Medium is the message

8/3/2022

Karen Strohbeen and Bill Luchsinger have been creating joyful art in Iowa for more than 50 years, which reflects their surroundings and offers new perspectives within each piece, with the hope of energizing others’ space with them. This way of enhancing or abstracting things we think we’ve seen before allows the viewer to recognize newness, growth, change and detail in ways we might not have. And the use of color in their respective and very different representational digital paintings evinces sunlight and photosynthetic yields in the natural world, as well as architectural and sculptural gestures in the built world.

Bill Luchsinger and Karen Strohbeen open their annual show Aug. 12 at Moberg Gallery. The pioneer digital couple are Iowa’s most popular artists by several measures, including total works sold. They have been doing their distinctive thing for 52 years now, and they were ahead of even David Hockney in digital innovations. 

Their loyalty to Iowa is grounded in black Hawkeye soil. The couple produced the long-time PBS TV series “The Perennial Gardener with Karen Strohbeen” from their home base in rural Madison County. Bill was the producer, Karen the on-camera talent. Karen’s popular flower drawings (she does not raise her brush/pencil from the canvas) now share space and time with Bill’s urban and coastal visions. (They live half the year in the sponge-diving town of Tarpon Springs, Florida, now.) That’s why their shows are now in August rather than November. It does not matter much to the gallery count. It will be one of the most popular shows of the year. 

At the Des Moines Art Center, “Images Unbound” examines “the societal impact of the endless amount of images that have entered our world since the invention and proliferation of photography.” The main point seems to be figuring out how the barrage of technology’s image splash can be appreciated in a world where context is always changing, where, as Marshall McLuhan warned, “Medium is the message.” 

Lots of montage are used to show how tentative context can be. “Throughout the 20th and 21st centuries, artists have explored the consequences and opportunities that arise when visual culture becomes untethered from its original context, helping us navigate a world where images are always on the move,” explains curator Mia Laufer. 

CNA - Stop HIV Iowa

There is no “Ah” piece in the show, and that might be the point — medium, context and timing are more important than any piece of art.

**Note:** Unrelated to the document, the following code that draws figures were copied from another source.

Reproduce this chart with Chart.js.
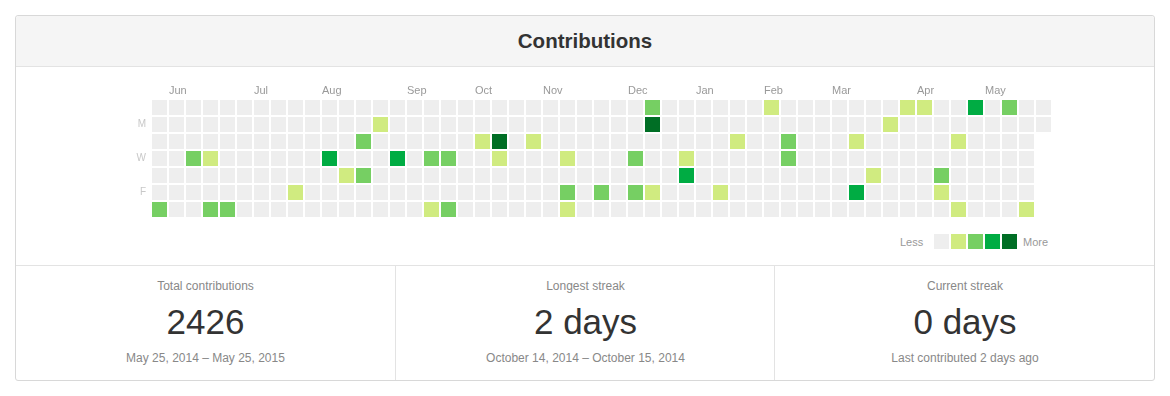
<!DOCTYPE html>
<html>
<head>
<meta charset="utf-8">
<title>Contributions</title>
<script src="https://cdn.jsdelivr.net/npm/chart.js@4/dist/chart.umd.min.js"></script>
<style>
  body { margin: 0; width: 1170px; height: 396px; background: #fff; overflow: hidden;
         font-family: "Liberation Sans", Arial, Helvetica, sans-serif; position: relative; }
  .card { position: absolute; left: 15px; top: 15px; width: 1140px; height: 366px;
          box-sizing: border-box; border: 1px solid #d8d8d8; border-radius: 3px; }
  .card-header { position: absolute; left: 0; top: 0; right: 0; height: 50px; background: #f5f5f5;
                 border-bottom: 1px solid #e3e3e3; border-radius: 3px 3px 0 0;
                 text-align: center; line-height: 50px; font-size: 20.5px; font-weight: bold; color: #333; }
  .stats { position: absolute; left: 0; right: 0; top: 249px; bottom: 0; border-top: 1px solid #e3e3e3; }
  .stat { position: absolute; top: 0; bottom: 0; text-align: center; }
  .stat + .stat { border-left: 1px solid #e3e3e3; }
  .stat .label { position: absolute; left: 0; right: 0; top: 13px; font-size: 12px; color: #888; }
  .stat .value { position: absolute; left: 0; right: 0; top: 36px; font-size: 35px; color: #333; }
  .stat .sub { position: absolute; left: 0; right: 0; top: 85px; font-size: 12px; color: #888; }
  #calendar { position: absolute; left: 131px; top: 79px; }
  .legend { position: absolute; top: 234px; left: 890px; height: 15px; font-size: 11px; color: #999; }
  .legend span { position: absolute; top: 1px; line-height: 15px; }
  .legend i { position: absolute; top: 1px; width: 15px; height: 15px; }
</style>
</head>
<body>
<div class="card">
  <div class="card-header">Contributions</div>
  <div class="stats" id="stats"></div>
</div>
<canvas id="calendar" width="921" height="139"></canvas>
<div class="legend" id="legend"></div>

<script>
// Calendar data: one array per weekday, one entry per week (level 0-4, null = no day)
const weekdayNames = ['Sun', 'Mon', 'Tue', 'Wed', 'Thu', 'Fri', 'Sat'];
const dayTickLabels = ['', 'M', '', 'W', '', 'F', ''];
const monthLabels = ['Jun', 'Jul', 'Aug', 'Sep', 'Oct', 'Nov', 'Dec', 'Jan', 'Feb', 'Mar', 'Apr', 'May'];
const monthStartWeeks = [1, 6, 10, 15, 19, 23, 28, 32, 36, 40, 45, 49];
const levelColors = ['#eeeeee', '#d0eb80', '#76cf63', '#00ac43', '#006e25'];

const levelsSun = [0,0,0,0,0,0,0,0,0,0, 0,0,0,0,0,0,0,0,0,0, 0,0,0,0,0,0,0,0,0,2, 0,0,0,0,0,0,1,0,0,0, 0,0,0,0,1,1,0,0,3,0, 2,0,0];
const levelsMon = [0,0,0,0,0,0,0,0,0,0, 0,0,0,1,0,0,0,0,0,0, 0,0,0,0,0,0,0,0,0,4, 0,0,0,0,0,0,0,0,0,0, 0,0,0,1,0,0,0,0,0,0, 0,0,0];
const levelsTue = [0,0,0,0,0,0,0,0,0,0, 0,0,2,0,0,0,0,0,0,1, 4,0,1,0,0,0,0,0,0,0, 0,0,0,0,1,0,0,2,0,0, 0,1,0,0,0,0,0,1,0,0, 0,0,null];
const levelsWed = [0,0,2,1,0,0,0,0,0,0, 3,0,0,0,3,0,2,2,0,0, 1,0,0,0,1,0,0,0,2,0, 0,1,0,0,0,0,0,2,0,0, 0,0,0,0,0,0,0,0,0,0, 0,0,null];
const levelsThu = [0,0,0,0,0,0,0,0,0,0, 0,1,2,0,0,0,0,0,0,0, 0,0,0,0,0,0,0,0,0,0, 0,3,0,0,0,0,0,0,0,0, 0,0,1,0,0,0,2,0,0,0, 0,0,null];
const levelsFri = [0,0,0,0,0,0,0,0,1,0, 0,0,0,0,0,0,0,0,0,0, 0,0,0,0,2,0,2,0,2,1, 0,0,0,1,0,0,0,0,0,0, 0,3,0,0,0,0,1,0,0,0, 0,0,null];
const levelsSat = [2,0,0,2,2,0,0,0,0,0, 0,0,0,0,0,0,1,2,0,0, 0,0,0,0,1,0,0,0,0,0, 0,0,0,0,0,0,0,0,0,0, 0,0,0,0,0,0,0,1,0,0, 0,1,null];
const levelRows = [levelsSun, levelsMon, levelsTue, levelsWed, levelsThu, levelsFri, levelsSat];

// Summary numbers under the calendar
const statTitles = ['Total contributions', 'Longest streak', 'Current streak'];
const statValues = ['2426', '2 days', '0 days'];
const statNotes = ['May 25, 2014 – May 25, 2015', 'October 14, 2014 – October 15, 2014', 'Last contributed 2 days ago'];

const weeks = levelsSun.map((_, i) => i);
const cellFill = 15 / 17; // cell size vs. slot size

// Build one floating-bar dataset per weekday
const datasets = levelRows.map((row, day) => ({
    label: weekdayNames[day],
    data: row.map(l => l === null ? null : [day - cellFill / 2, day + cellFill / 2]),
    backgroundColor: row.map(l => l === null ? 'rgba(0,0,0,0)' : levelColors[l]),
    borderWidth: 0,
    grouped: false,
    categoryPercentage: 1,
    barPercentage: cellFill
}));

new Chart(document.getElementById('calendar'), {
    type: 'bar',
    data: { labels: weeks, datasets: datasets },
    options: {
        responsive: false,
        animation: false,
        devicePixelRatio: 1,
        events: [],
        layout: { padding: 0 },
        plugins: { legend: { display: false }, tooltip: { enabled: false } },
        scales: {
            x: {
                type: 'category',
                position: 'top',
                offset: true,
                grid: { display: false, drawTicks: false },
                border: { display: false },
                afterFit: scale => {
                    scale.height = 20;
                    scale.paddingLeft = 0;
                    scale.paddingRight = 0;
                },
                ticks: {
                    autoSkip: false,
                    maxRotation: 0,
                    align: 'start',
                    labelOffset: -7.5,
                    padding: 1,
                    color: '#999',
                    font: { size: 11, family: '"Liberation Sans", Arial, sans-serif' },
                    callback: (value, index) => {
                        const m = monthStartWeeks.indexOf(index);
                        return m >= 0 ? monthLabels[m] : '';
                    }
                }
            },
            y: {
                type: 'linear',
                min: -0.5,
                max: weekdayNames.length - 0.5,
                reverse: true,
                grid: { display: false, drawTicks: false },
                border: { display: false },
                afterFit: scale => {
                    scale.width = 20;
                    scale.paddingTop = 0;
                    scale.paddingBottom = 0;
                },
                afterBuildTicks: scale => {
                    scale.ticks = dayTickLabels
                        .map((t, i) => ({ value: i, t: t }))
                        .filter(d => d.t !== '')
                        .map(d => ({ value: d.value }));
                },
                ticks: {
                    padding: 5,
                    color: '#c8c8c8',
                    font: { size: 10, family: '"Liberation Sans", Arial, sans-serif' },
                    callback: value => dayTickLabels[value]
                }
            }
        }
    }
});

// Legend (Less ... More)
const legend = document.getElementById('legend');
legend.innerHTML = '<span style="left:10px">Less</span>' +
    levelColors.map((c, i) => `<i style="left:${44 + i * 17}px;top:0;background:${c}"></i>`).join('') +
    '<span style="left:133px">More</span>';

// Summary board
const stats = document.getElementById('stats');
const colLefts = [0, 379, 758];
const colWidths = [379, 379, 380];
stats.innerHTML = statTitles.map((t, i) =>
    `<div class="stat" style="left:${colLefts[i]}px;width:${colWidths[i]}px">
       <div class="label">${t}</div>
       <div class="value">${statValues[i]}</div>
       <div class="sub">${statNotes[i]}</div>
     </div>`).join('');
</script>
</body>
</html>
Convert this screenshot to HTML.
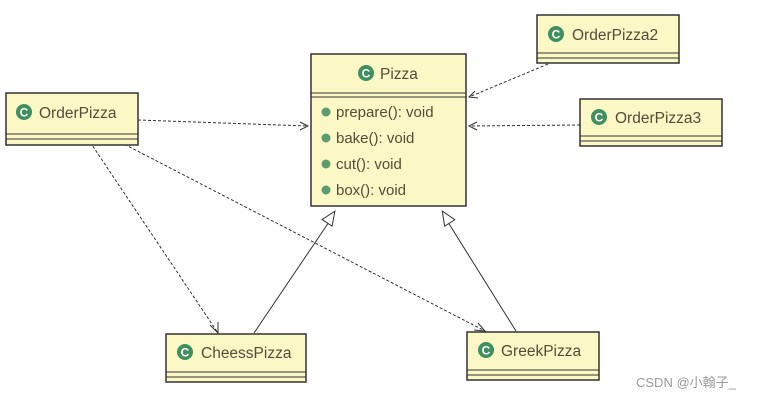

As far as I know, this is the local debut of the Minnesota-based Native American artist Frank Big Bear, an Anishinabe and a 30-year taxi driver, long championed by Smithsonian National Museum of the American Indian and the Minneapolis Institute of Arts. He is included because whose perspective has changed more in 50 years than that of the Native Americans? Big Bear has painted the life journeys that Louise Erdrich wrote about. If you don’t know Erdrich’s body of work, that was the highest of praise. 

“Big Bear is best known for drawings made with Prismacolor pencils in which faces, figures and abstract shapes completely fill the picture space with a riot of color and activity,” explains Laufer.  

Another personal favorite in this show is Walker Evans, one of the photographers who somehow made the Great Depression unforgettable in a kind and gentle way. If there is a star in this show for me, though, it is William Kentridge, who dares to contribute a series called “Zeno Writing.” Zeno was a great inspiration for Kant, Kafka and Jorge Luis Borges. His cynicism-turned-Stoicism was immortalized by those gents, and these prints seem to argue his proposition on the impossibility of ever going from one place to another.

Steven Vail Fine Arts is alive and open for business. Just before COVID backstabbed the world, Vail was located in the Teachout Building. After his landlord and great friend Kirk Blunck was found dead under what the medical examiner called “suspicious” circumstances in front of his gallery door, things changed. SVFA relocated to the Fitch Building, just in time to be closed by COVID “protocols.” 

The gallery has updated and relaunched their first Fitch show, “The Show Must Go On,” adding “And On and On and On.” It will hang for one year, whimsically. As works sell, the show will add new ones.